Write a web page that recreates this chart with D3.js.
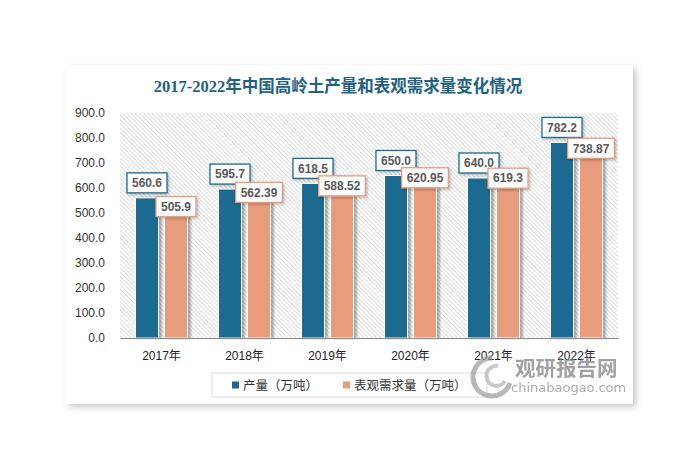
<!DOCTYPE html>
<html>
<head>
<meta charset="utf-8">
<script src="https://cdn.jsdelivr.net/npm/d3@7"></script>
<style>
html,body{margin:0;padding:0;background:#fff;}
svg{display:block;}
</style>
</head>
<body>
<svg id="chart" width="694" height="462"></svg>
<script>
const years = ["2017年","2018年","2019年","2020年","2021年","2022年"];
const production = [560.6, 595.7, 618.5, 650.0, 640.0, 782.2];
const productionLabels = ["560.6","595.7","618.5","650.0","640.0","782.2"];
const demand = [505.9, 562.39, 588.52, 620.95, 619.3, 738.87];
const demandLabels = ["505.9","562.39","588.52","620.95","619.3","738.87"];
const yTicks = [0,100,200,300,400,500,600,700,800,900];
const seriesNames = ["产量（万吨）","表观需求量（万吨）"];
const titleText = "2017-2022年中国高岭土产量和表观需求量变化情况";

const colBlue = "#1c6b8f", colSalmon = "#e89c7c";
const svg = d3.select("#chart");
const defs = svg.append("defs");

const cardShadow = defs.append("filter").attr("id","cardShadow").attr("x","-5%").attr("y","-5%").attr("width","115%").attr("height","120%");
cardShadow.append("feDropShadow").attr("dx",3).attr("dy",3).attr("stdDeviation",3).attr("flood-color","#000").attr("flood-opacity",0.22);

const barShadow = defs.append("filter").attr("id","barShadow").attr("x","-20%").attr("y","-5%").attr("width","160%").attr("height","110%");
barShadow.append("feDropShadow").attr("dx",3).attr("dy",0).attr("stdDeviation",1).attr("flood-color","#000").attr("flood-opacity",0.3);

const boxShadow = defs.append("filter").attr("id","boxShadow").attr("x","-20%").attr("y","-20%").attr("width","150%").attr("height","160%");
boxShadow.append("feDropShadow").attr("dx",1.5).attr("dy",1.5).attr("stdDeviation",1).attr("flood-color","#000").attr("flood-opacity",0.25);

const pat = defs.append("pattern").attr("id","hatch").attr("patternUnits","userSpaceOnUse")
  .attr("width",3).attr("height",3).attr("patternTransform","rotate(-45)");
pat.append("rect").attr("width",3).attr("height",3).attr("fill","#fff");
pat.append("line").attr("x1",0.5).attr("y1",0).attr("x2",0.5).attr("y2",3).attr("stroke","#dcdcdc").attr("stroke-width",1);

// card
svg.append("rect").attr("x",66).attr("y",65).attr("width",567).attr("height",339)
  .attr("fill","#fff").attr("filter","url(#cardShadow)");

// title
svg.append("text").attr("x",338).attr("y",92).attr("text-anchor","middle")
  .attr("font-family","'Liberation Serif','Noto Sans CJK SC',serif").attr("font-weight","bold")
  .attr("font-size",16.5).attr("fill","#1f6282").text(titleText);

const plotL = 120, plotR = 618, plotT = 113, plotB = 338;
const x = d3.scaleBand().domain(years).range([plotL, plotR]).padding(0);
const y = d3.scaleLinear().domain([0, 900]).range([plotB, plotT]);

svg.append("rect").attr("x",plotL).attr("y",plotT).attr("width",plotR-plotL).attr("height",plotB-plotT)
  .attr("fill","url(#hatch)");

// y axis labels
const yAxis = d3.axisLeft(y).tickValues(yTicks).tickFormat(d3.format(".1f")).tickSize(0).tickPadding(0);
const gy = svg.append("g").attr("transform","translate(105,0)").call(yAxis);
gy.select(".domain").remove();
gy.selectAll("text").attr("font-family","'Liberation Sans',Arial,sans-serif").attr("font-size",12).attr("fill","#333");

const barW = 23;
const offBlue = -26, offSalmon = 3;

const gBars = svg.append("g");
gBars.selectAll("rect.p").data(production).join("rect").attr("class","p")
  .attr("x",(d,i)=>x(years[i])+x.bandwidth()/2+offBlue).attr("width",barW)
  .attr("y",d=>y(d)).attr("height",d=>plotB-y(d))
  .attr("fill",colBlue).attr("stroke","#fff").attr("stroke-width",1).attr("filter","url(#barShadow)");
gBars.selectAll("rect.d").data(demand).join("rect").attr("class","d")
  .attr("x",(d,i)=>x(years[i])+x.bandwidth()/2+offSalmon).attr("width",barW)
  .attr("y",d=>y(d)).attr("height",d=>plotB-y(d))
  .attr("fill",colSalmon).attr("stroke","#fff").attr("stroke-width",1).attr("filter","url(#barShadow)");

// x axis
const xAxis = d3.axisBottom(x).tickSize(0).tickPadding(0);
const gx = svg.append("g").attr("transform",`translate(0,${plotB})`).call(xAxis);
gx.select(".domain").attr("stroke","#8a8a8a").attr("stroke-width",1.2);
gx.selectAll("text").attr("dy",0).attr("y",22).attr("font-family","'Liberation Sans','Noto Sans CJK SC',sans-serif")
  .attr("font-size",12).attr("fill","#222");

// data labels
function drawLabels(vals, labels, off, color, lift) {
  vals.forEach((v,i)=>{
    const cx = x(years[i]) + x.bandwidth()/2 + off + barW/2;
    const cy = y(v) - lift;
    const g = svg.append("g");
    const r = g.append("rect");
    const t = g.append("text").attr("x",cx).attr("y",cy+4.3).attr("text-anchor","middle")
      .attr("font-family","'Liberation Sans',Arial,sans-serif").attr("font-weight","bold")
      .attr("font-size",12).attr("fill","#595959").text(labels[i]);
    const w = t.node().getComputedTextLength() + 10;
    r.attr("x",cx-w/2).attr("y",cy-10).attr("width",w).attr("height",20)
      .attr("fill","#fff").attr("stroke",color).attr("stroke-width",1.3).attr("filter","url(#boxShadow)");
  });
}
drawLabels(production, productionLabels, offBlue, colBlue, 15);
drawLabels(demand, demandLabels, offSalmon, colSalmon, 5);

// legend
svg.append("rect").attr("x",212).attr("y",373).attr("width",275).attr("height",24)
  .attr("fill","#fff").attr("stroke","#d9d9d9").attr("stroke-width",1);
const legItems = [{n:seriesNames[0],c:colBlue,x:232},{n:seriesNames[1],c:colSalmon,x:343}];
legItems.forEach(it=>{
  svg.append("rect").attr("x",it.x).attr("y",381.5).attr("width",7).attr("height",7).attr("fill",it.c);
  svg.append("text").attr("x",it.x+11).attr("y",389.5).attr("font-family","'Noto Sans CJK SC',sans-serif")
    .attr("font-size",12.5).attr("fill","#333").text(it.n);
});

// watermark
const wm = svg.append("g").attr("opacity",0.7);
wm.append("path").attr("d","M492,358 A19,19 0 1,0 510,383").attr("fill","none").attr("stroke","#9a9a9a").attr("stroke-width",5);
wm.append("path").attr("d","M498,366 A10,10 0 1,0 505,381").attr("fill","none").attr("stroke","#b5b5b5").attr("stroke-width",4);
wm.append("text").attr("x",515).attr("y",376).attr("font-family","'Noto Sans CJK SC',sans-serif").attr("font-weight","bold")
  .attr("font-size",20.5).attr("fill","#7a7a7a").text("观研报告网");
wm.append("text").attr("x",511).attr("y",392).attr("font-family","'DejaVu Sans',sans-serif")
  .attr("font-size",13).attr("fill","#8a8a8a").text("chinabaogao.com");
</script>
</body>
</html>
================================
> [Problem requirements]:
Reproduce the material above in full, exactly, with no images.

> [Task output]:
Write a web page that recreates this chart with D3.js.
<!DOCTYPE html>
<html>
<head>
<meta charset="utf-8">
<script src="https://cdn.jsdelivr.net/npm/d3@7"></script>
<style>
html,body{margin:0;padding:0;background:#fff;}
svg{display:block;}
</style>
</head>
<body>
<svg id="chart" width="694" height="462"></svg>
<script>
const years = ["2017年","2018年","2019年","2020年","2021年","2022年"];
const production = [560.6, 595.7, 618.5, 650.0, 640.0, 782.2];
const productionLabels = ["560.6","595.7","618.5","650.0","640.0","782.2"];
const demand = [505.9, 562.39, 588.52, 620.95, 619.3, 738.87];
const demandLabels = ["505.9","562.39","588.52","620.95","619.3","738.87"];
const yTicks = [0,100,200,300,400,500,600,700,800,900];
const seriesNames = ["产量（万吨）","表观需求量（万吨）"];
const titleText = "2017-2022年中国高岭土产量和表观需求量变化情况";

const colBlue = "#1c6b8f", colSalmon = "#e89c7c";
const svg = d3.select("#chart");
const defs = svg.append("defs");

const cardShadow = defs.append("filter").attr("id","cardShadow").attr("x","-5%").attr("y","-5%").attr("width","115%").attr("height","120%");
cardShadow.append("feDropShadow").attr("dx",3).attr("dy",3).attr("stdDeviation",3).attr("flood-color","#000").attr("flood-opacity",0.22);

const barShadow = defs.append("filter").attr("id","barShadow").attr("x","-20%").attr("y","-5%").attr("width","160%").attr("height","110%");
barShadow.append("feDropShadow").attr("dx",3).attr("dy",0).attr("stdDeviation",1).attr("flood-color","#000").attr("flood-opacity",0.3);

const boxShadow = defs.append("filter").attr("id","boxShadow").attr("x","-20%").attr("y","-20%").attr("width","150%").attr("height","160%");
boxShadow.append("feDropShadow").attr("dx",1.5).attr("dy",1.5).attr("stdDeviation",1).attr("flood-color","#000").attr("flood-opacity",0.25);

const pat = defs.append("pattern").attr("id","hatch").attr("patternUnits","userSpaceOnUse")
  .attr("width",3).attr("height",3).attr("patternTransform","rotate(-45)");
pat.append("rect").attr("width",3).attr("height",3).attr("fill","#fff");
pat.append("line").attr("x1",0.5).attr("y1",0).attr("x2",0.5).attr("y2",3).attr("stroke","#dcdcdc").attr("stroke-width",1);

// card
svg.append("rect").attr("x",66).attr("y",65).attr("width",567).attr("height",339)
  .attr("fill","#fff").attr("filter","url(#cardShadow)");

// title
svg.append("text").attr("x",338).attr("y",92).attr("text-anchor","middle")
  .attr("font-family","'Liberation Serif','Noto Sans CJK SC',serif").attr("font-weight","bold")
  .attr("font-size",16.5).attr("fill","#1f6282").text(titleText);

const plotL = 120, plotR = 618, plotT = 113, plotB = 338;
const x = d3.scaleBand().domain(years).range([plotL, plotR]).padding(0);
const y = d3.scaleLinear().domain([0, 900]).range([plotB, plotT]);

svg.append("rect").attr("x",plotL).attr("y",plotT).attr("width",plotR-plotL).attr("height",plotB-plotT)
  .attr("fill","url(#hatch)");

// y axis labels
const yAxis = d3.axisLeft(y).tickValues(yTicks).tickFormat(d3.format(".1f")).tickSize(0).tickPadding(0);
const gy = svg.append("g").attr("transform","translate(105,0)").call(yAxis);
gy.select(".domain").remove();
gy.selectAll("text").attr("font-family","'Liberation Sans',Arial,sans-serif").attr("font-size",12).attr("fill","#333");

const barW = 23;
const offBlue = -26, offSalmon = 3;

const gBars = svg.append("g");
gBars.selectAll("rect.p").data(production).join("rect").attr("class","p")
  .attr("x",(d,i)=>x(years[i])+x.bandwidth()/2+offBlue).attr("width",barW)
  .attr("y",d=>y(d)).attr("height",d=>plotB-y(d))
  .attr("fill",colBlue).attr("stroke","#fff").attr("stroke-width",1).attr("filter","url(#barShadow)");
gBars.selectAll("rect.d").data(demand).join("rect").attr("class","d")
  .attr("x",(d,i)=>x(years[i])+x.bandwidth()/2+offSalmon).attr("width",barW)
  .attr("y",d=>y(d)).attr("height",d=>plotB-y(d))
  .attr("fill",colSalmon).attr("stroke","#fff").attr("stroke-width",1).attr("filter","url(#barShadow)");

// x axis
const xAxis = d3.axisBottom(x).tickSize(0).tickPadding(0);
const gx = svg.append("g").attr("transform",`translate(0,${plotB})`).call(xAxis);
gx.select(".domain").attr("stroke","#8a8a8a").attr("stroke-width",1.2);
gx.selectAll("text").attr("dy",0).attr("y",22).attr("font-family","'Liberation Sans','Noto Sans CJK SC',sans-serif")
  .attr("font-size",12).attr("fill","#222");

// data labels
function drawLabels(vals, labels, off, color, lift) {
  vals.forEach((v,i)=>{
    const cx = x(years[i]) + x.bandwidth()/2 + off + barW/2;
    const cy = y(v) - lift;
    const g = svg.append("g");
    const r = g.append("rect");
    const t = g.append("text").attr("x",cx).attr("y",cy+4.3).attr("text-anchor","middle")
      .attr("font-family","'Liberation Sans',Arial,sans-serif").attr("font-weight","bold")
      .attr("font-size",12).attr("fill","#595959").text(labels[i]);
    const w = t.node().getComputedTextLength() + 10;
    r.attr("x",cx-w/2).attr("y",cy-10).attr("width",w).attr("height",20)
      .attr("fill","#fff").attr("stroke",color).attr("stroke-width",1.3).attr("filter","url(#boxShadow)");
  });
}
drawLabels(production, productionLabels, offBlue, colBlue, 15);
drawLabels(demand, demandLabels, offSalmon, colSalmon, 5);

// legend
svg.append("rect").attr("x",212).attr("y",373).attr("width",275).attr("height",24)
  .attr("fill","#fff").attr("stroke","#d9d9d9").attr("stroke-width",1);
const legItems = [{n:seriesNames[0],c:colBlue,x:232},{n:seriesNames[1],c:colSalmon,x:343}];
legItems.forEach(it=>{
  svg.append("rect").attr("x",it.x).attr("y",381.5).attr("width",7).attr("height",7).attr("fill",it.c);
  svg.append("text").attr("x",it.x+11).attr("y",389.5).attr("font-family","'Noto Sans CJK SC',sans-serif")
    .attr("font-size",12.5).attr("fill","#333").text(it.n);
});

// watermark
const wm = svg.append("g").attr("opacity",0.7);
wm.append("path").attr("d","M492,358 A19,19 0 1,0 510,383").attr("fill","none").attr("stroke","#9a9a9a").attr("stroke-width",5);
wm.append("path").attr("d","M498,366 A10,10 0 1,0 505,381").attr("fill","none").attr("stroke","#b5b5b5").attr("stroke-width",4);
wm.append("text").attr("x",515).attr("y",376).attr("font-family","'Noto Sans CJK SC',sans-serif").attr("font-weight","bold")
  .attr("font-size",20.5).attr("fill","#7a7a7a").text("观研报告网");
wm.append("text").attr("x",511).attr("y",392).attr("font-family","'DejaVu Sans',sans-serif")
  .attr("font-size",13).attr("fill","#8a8a8a").text("chinabaogao.com");
</script>
</body>
</html>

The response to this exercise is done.